RIYADH: Saudi equities closed higher on Wednesday, with the Tadawul All Share Index rising 51.52 points, or 0.47 percent, to finish at 10,945.15. 

Trading activity was robust, with 373.9 million shares exchanged and total turnover reaching SR6.81 billion. 

The MT30 Index also ended the session in positive territory, advancing 11.93 points, or 0.82 percent, to 1,472.82, while the Nomu Parallel Market Index declined 116.82 points, or 0.49 percent, to 23,551.47, reflecting continued volatility in the parallel market.

The main market saw 90 gainers against 171 decliners, indicating selective buying. 

On the upside, Al Kathiri Holding Co. led gainers, closing at SR2.18, up SR0.12, or 5.83 percent. Wafrah for Industry and Development Co. advanced to SR23, gaining SR0.99, or 4.5 percent, while Al Ramz Real Estate Co. rose 4.35 percent to close at SR60.

SABIC Agri-Nutrients Co. added 4.21 percent to SR118.70, and Al Jouf Agricultural Development Co. climbed 4.12 percent to SR45. 

Meanwhile, losses were led by Saudi Industrial Export Co., which fell 9.73 percent to SR2.69. United Cooperative Assurance Co. declined 5.08 percent to SR3.74, while Thimar Development Holding Co. dropped 4.54 percent to SR35.30.  

Abdullah Saad Mohammed Abo Moati for Bookstores Co. retreated 4.15 percent to SR48.50, and Gulf Union Alahlia Cooperative Insurance Co. slipped 3.96 percent to SR10.44. 

On the announcement front, Saudi National Bank announced its intention to issue US dollar-denominated Additional Tier 1 capital notes under its existing international capital programe, with the final size and terms to be determined subject to market conditions and regulatory approvals.  

The planned issuance aims to strengthen Tier 1 capital and support the bank’s broader financial and strategic objectives.  
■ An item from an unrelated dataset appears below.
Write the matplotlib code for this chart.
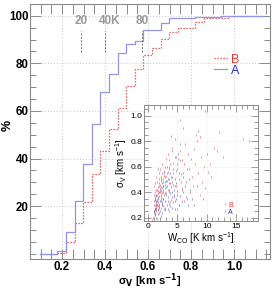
import matplotlib
matplotlib.use('Agg')
import matplotlib.pyplot as plt
from matplotlib.ticker import MultipleLocator

plt.rcParams['font.family'] = ['Liberation Sans', 'DejaVu Sans']
plt.rcParams['mathtext.default'] = 'regular'

# ---- cumulative distributions (main panel) ----
sigma_edges = [0.098, 0.138, 0.178, 0.218, 0.258, 0.298, 0.338, 0.378, 0.418,
               0.458, 0.498, 0.538, 0.578, 0.618, 0.658, 0.698, 0.738, 0.778,
               0.818, 0.858, 0.898, 0.938, 0.978, 1.018, 1.058, 1.098, 1.138]
cum_A = [0, 0, 1.1, 9.0, 22.1, 37.7, 54.4, 67.8, 75.5, 84.5, 88.0, 89.4, 94.0,
         94.0, 96.8, 98.9, 98.9, 98.9, 99.6, 99.6, 99.6, 100, 100, 100, 100, 100, 100]
cum_B = [0, 0, 0.5, 4.8, 12.8, 21.6, 33.5, 43.2, 52.4, 61.3, 70.5, 77.6, 83.5,
         86.3, 90.1, 93.0, 95.0, 95.0, 97.5, 98.9, 98.9, 98.9, 100, 100, 100, 100, 100]

thermal_labels = ['20', '40K', '80']
thermal_sigma = [0.288, 0.400, 0.571]

# ---- inset scatter: W_CO vs sigma_V ----
B_W = [1.0, 1.1, 1.2, 1.3, 1.1, 1.4, 1.2, 1.5, 1.3, 1.6, 1.7, 1.8, 1.5, 1.9, 2.0, 2.1, 2.2,
       1.4, 1.0, 1.2, 1.6, 1.8, 2.3, 2.4, 2.0, 2.5, 2.6, 1.3, 1.1, 1.7, 2.2, 2.8, 3.0, 2.7,
       3.2, 2.9, 3.5, 3.4, 1.9, 1.5, 1.0, 1.2, 2.1, 2.4, 1.8,
       3.8, 4.2, 4.5, 3.6, 4.0, 4.8, 5.0, 5.3, 5.5, 5.7, 4.4, 3.3, 6.0, 6.2, 5.8, 6.5, 6.8,
       7.0, 6.3, 7.3, 7.5, 7.8, 8.0, 8.2, 8.5, 8.4, 8.8, 7.6, 8.6, 9.0, 9.2, 9.5, 9.8, 10.0,
       10.3, 10.8, 11.2, 11.8, 12.2, 9.3, 8.9, 6.7, 7.2, 5.2, 4.6, 5.4, 6.0, 9.7, 16.2, 17.3,
       12.8, 10.5, 7.9, 6.1, 4.9, 3.7, 2.9, 0.6, 0.8, 1.0, 1.3, 1.6, 2.3, 3.1, 4.1, 3.9,
       1.05, 1.15, 1.25, 1.35, 1.45, 1.55, 1.65, 1.75, 1.85, 1.95, 2.05, 2.15, 2.25, 2.35,
       2.45, 2.55, 2.65, 2.75, 2.85, 3.05, 3.15, 3.25, 3.45, 3.55, 3.75, 3.95, 4.3, 4.7,
       5.1, 5.6]
B_sig = [0.25, 0.30, 0.34, 0.28, 0.36, 0.32, 0.22, 0.38, 0.42, 0.27, 0.35, 0.45, 0.48, 0.31,
         0.40, 0.52, 0.36, 0.25, 0.33, 0.40, 0.44, 0.50, 0.47, 0.55, 0.58, 0.42, 0.50, 0.37,
         0.28, 0.29, 0.44, 0.48, 0.53, 0.38, 0.45, 0.60, 0.50, 0.56, 0.55, 0.35, 0.38, 0.47,
         0.33, 0.30, 0.24,
         0.62, 0.55, 0.68, 0.40, 0.48, 0.45, 0.58, 0.50, 0.72, 0.65, 0.36, 0.70, 0.55, 0.62,
         0.42, 0.48, 0.70, 0.58, 0.78, 0.66, 0.52, 0.74, 0.62, 0.85, 0.88, 0.80, 0.83, 0.45,
         0.55, 0.68, 0.48, 0.60, 0.43, 0.70, 0.56, 0.52, 0.75, 0.72, 0.87, 0.35, 0.38, 0.35,
         0.40, 0.30, 0.82, 0.97, 0.90, 1.04, 0.82, 0.80, 0.68, 0.62, 0.30, 0.33, 0.27, 0.32,
         0.28, 0.18, 0.20, 0.45, 0.52, 0.58, 0.62, 0.66, 0.75, 0.84,
         0.24, 0.26, 0.29, 0.31, 0.30, 0.33, 0.39, 0.41, 0.37, 0.43, 0.46, 0.49, 0.41, 0.39,
         0.35, 0.45, 0.53, 0.57, 0.43, 0.39, 0.49, 0.55, 0.42, 0.60, 0.47, 0.52, 0.63, 0.57,
         0.66, 0.54]
A_W = [1.2, 1.4, 1.5, 1.7, 1.9, 2.0, 2.2, 2.4, 2.5, 2.7, 2.9, 3.0, 3.2, 3.4, 3.5, 3.7, 3.9,
       4.0, 4.2, 4.4, 4.6, 4.8, 5.0, 5.2, 5.4, 5.6, 1.3, 1.6, 1.8, 2.1, 2.3, 2.6, 2.8, 3.1,
       3.3, 3.6, 3.8, 4.1, 4.3, 4.5, 4.9, 5.3, 5.1, 5.5, 4.7, 3.2, 2.7, 2.2, 1.9, 1.5, 1.1,
       1.3, 1.6, 2.0, 2.4, 2.8, 3.3, 3.6, 4.1, 4.6, 5.8, 6.0, 6.3, 6.5, 5.9, 6.6, 7.0, 7.2,
       1.4, 1.7, 2.1, 2.5, 2.9, 3.4, 3.9, 4.4, 4.8, 5.7, 2.6, 3.0, 3.7, 4.2, 1.8, 2.3, 3.5,
       4.0, 4.5, 5.0, 1.0, 1.2, 1.1, 0.9, 2.0, 2.9, 3.6, 4.0, 5.5, 1.5, 2.2, 6.8, 7.5, 8.3,
       3.5, 2.5]
A_sig = [0.24, 0.27, 0.30, 0.26, 0.29, 0.33, 0.28, 0.31, 0.35, 0.27, 0.33, 0.38, 0.30, 0.36,
         0.42, 0.29, 0.34, 0.40, 0.32, 0.38, 0.45, 0.35, 0.41, 0.30, 0.37, 0.48, 0.33, 0.36,
         0.40, 0.38, 0.43, 0.40, 0.46, 0.44, 0.50, 0.47, 0.55, 0.52, 0.58, 0.50, 0.62, 0.55,
         0.70, 0.65, 0.68, 0.60, 0.55, 0.50, 0.47, 0.42, 0.22, 0.20, 0.23, 0.25, 0.24, 0.26,
         0.27, 0.25, 0.28, 0.27, 0.33, 0.40, 0.45, 0.36, 0.52, 0.58, 0.50, 0.42, 0.38, 0.32,
         0.35, 0.29, 0.39, 0.33, 0.44, 0.42, 0.47, 0.43, 0.45, 0.49, 0.39, 0.46, 0.28, 0.32,
         0.31, 0.36, 0.33, 0.38, 0.30, 0.35, 0.27, 0.25, 0.42, 0.52, 0.65, 0.72, 0.78, 0.19,
         0.21, 0.30, 0.35, 0.45, 0.58, 0.48]

RED = '#e03a3a'
BLUE = '#2a2ad0'
LINE_BLUE = '#9494e8'
GREY = '#8a8a8a'

fig = plt.figure(figsize=(2.73, 2.91), dpi=100)
ax = fig.add_axes([0.1099, 0.110, 0.879, 0.876])

ax.step(sigma_edges, cum_B, where='post', color=RED, ls=(0, (1, 1.4)), lw=0.9, label='B')
ax.step(sigma_edges, cum_A, where='post', color=LINE_BLUE, lw=0.9, label='A')

ax.set_xlim(0.051, 1.167)
ax.set_ylim(-2.2, 104.9)
ax.set_xticks([0.2, 0.4, 0.6, 0.8, 1.0])
ax.set_xticklabels(['0.2', '0.4', '0.6', '0.8', '1.0'])
ax.xaxis.set_minor_locator(MultipleLocator(0.05))
ax.set_yticks([20, 40, 60, 80, 100])
ax.yaxis.set_minor_locator(MultipleLocator(5))
ax.grid(True, which='major', color='#c8c8c8', ls=(0, (1, 2)), lw=0.7)
ax.tick_params(which='both', direction='in', top=True, right=True, color=GREY, width=0.7)
ax.tick_params(axis='x', which='both', length=7, pad=1.2)
ax.tick_params(axis='y', which='major', length=8, pad=1)
ax.tick_params(axis='y', which='minor', length=4)
for lab in ax.get_xticklabels() + ax.get_yticklabels():
    lab.set_fontweight('bold')
    lab.set_fontsize(8.3)
for sp in ax.spines.values():
    sp.set_color(GREY)
    sp.set_linewidth(0.8)

# thermal markers
ax.vlines(thermal_sigma, 84.7, 93.6, colors='#707070', linestyles=(0, (2, 1.5)), lw=0.7)
for s, t in zip(thermal_sigma, thermal_labels):
    if t.endswith('K'):
        ax.annotate(t, (s, 97.8), xytext=(-4.6, 0), textcoords='offset points',
                    ha='left', va='center', color='#999999', fontweight='bold', fontsize=8.5)
    else:
        ax.annotate(t, (s, 97.8), ha='center', va='center', color='#999999',
                    fontweight='bold', fontsize=8.5)

leg = ax.legend(loc='upper left', bbox_to_anchor=(0.765, 0.805), frameon=False,
                borderaxespad=0, borderpad=0, handlelength=1.1, handletextpad=0.3,
                labelspacing=-0.1, fontsize=9)
for txt, c in zip(leg.get_texts(), [RED, BLUE]):
    txt.set_color(c)

fig.text(0.029, 0.570, '%', rotation=90, ha='center', va='center',
         fontweight='bold', fontsize=9)
fig.text(0.549, 0.003, 'σ$_\\mathbf{V}$ [km s$^\\mathbf{-1}$]', ha='center', va='bottom',
         fontweight='bold', fontsize=8)

# ---- inset ----
ins = fig.add_axes([0.5286, 0.2405, 0.4154, 0.3986])
ins.set_facecolor('white')
ins.plot(B_W, B_sig, ls='none', marker='|', ms=1.8, mew=0.5, color=RED, alpha=0.8, label='B')
ins.plot(A_W, A_sig, ls='none', marker='|', ms=1.8, mew=0.5, color=BLUE, alpha=0.65, label='A')
ins.set_xlim(-0.68, 18.75)
ins.set_ylim(0.174, 1.084)
ins.set_xticks([0, 5, 10, 15])
ins.xaxis.set_minor_locator(MultipleLocator(1))
ins.set_yticks([0.2, 0.4, 0.6, 0.8, 1.0])
ins.set_yticklabels(['0.2', '0.4', '0.6', '0.8', '1.0'])
ins.yaxis.set_minor_locator(MultipleLocator(0.05))
ins.grid(True, which='major', color='#dddddd', ls=(0, (1, 2)), lw=0.5)
ins.tick_params(which='both', direction='in', top=True, right=True, color=GREY,
                width=0.6, labelsize=6, pad=1.5)
ins.tick_params(which='major', length=5)
ins.tick_params(which='minor', length=3)
for sp in ins.spines.values():
    sp.set_color(GREY)
    sp.set_linewidth(0.7)
ins.set_xlabel('W$_{CO}$ [K km s$^{-1}$]', fontsize=7, labelpad=0)
ins.set_ylabel('σ$_V$ [km s$^{-1}$]', fontsize=7, labelpad=1)
ileg = ins.legend(loc='upper left', bbox_to_anchor=(0.69, 0.165), frameon=False,
                  borderaxespad=0, borderpad=0, handlelength=0.6, handletextpad=0.2,
                  labelspacing=0.0, fontsize=5, markerscale=0.8)
for txt, c in zip(ileg.get_texts(), [RED, BLUE]):
    txt.set_color(c)

fig.savefig('out.png', dpi=100)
The stock closed at SR42.70, gaining SR0.70, or 1.67 percent, reflecting positive investor reaction to the capital management move. 

Separately, Almasane Alkobra Mining Co. said its board approved the establishment of a wholly owned simplified joint stock company to provide drilling, exploration and related support services, with a share capital of SR100 million and headquarters in Najran, subject to regulatory approvals.  

The new subsidiary aligns with the company’s strategy to enhance operational efficiency and expand its role in the Kingdom’s mining sector.

Shares of Almasane Alkobra Mining closed at SR98.70, up SR0.30, or 0.3 percent, by the end of the session.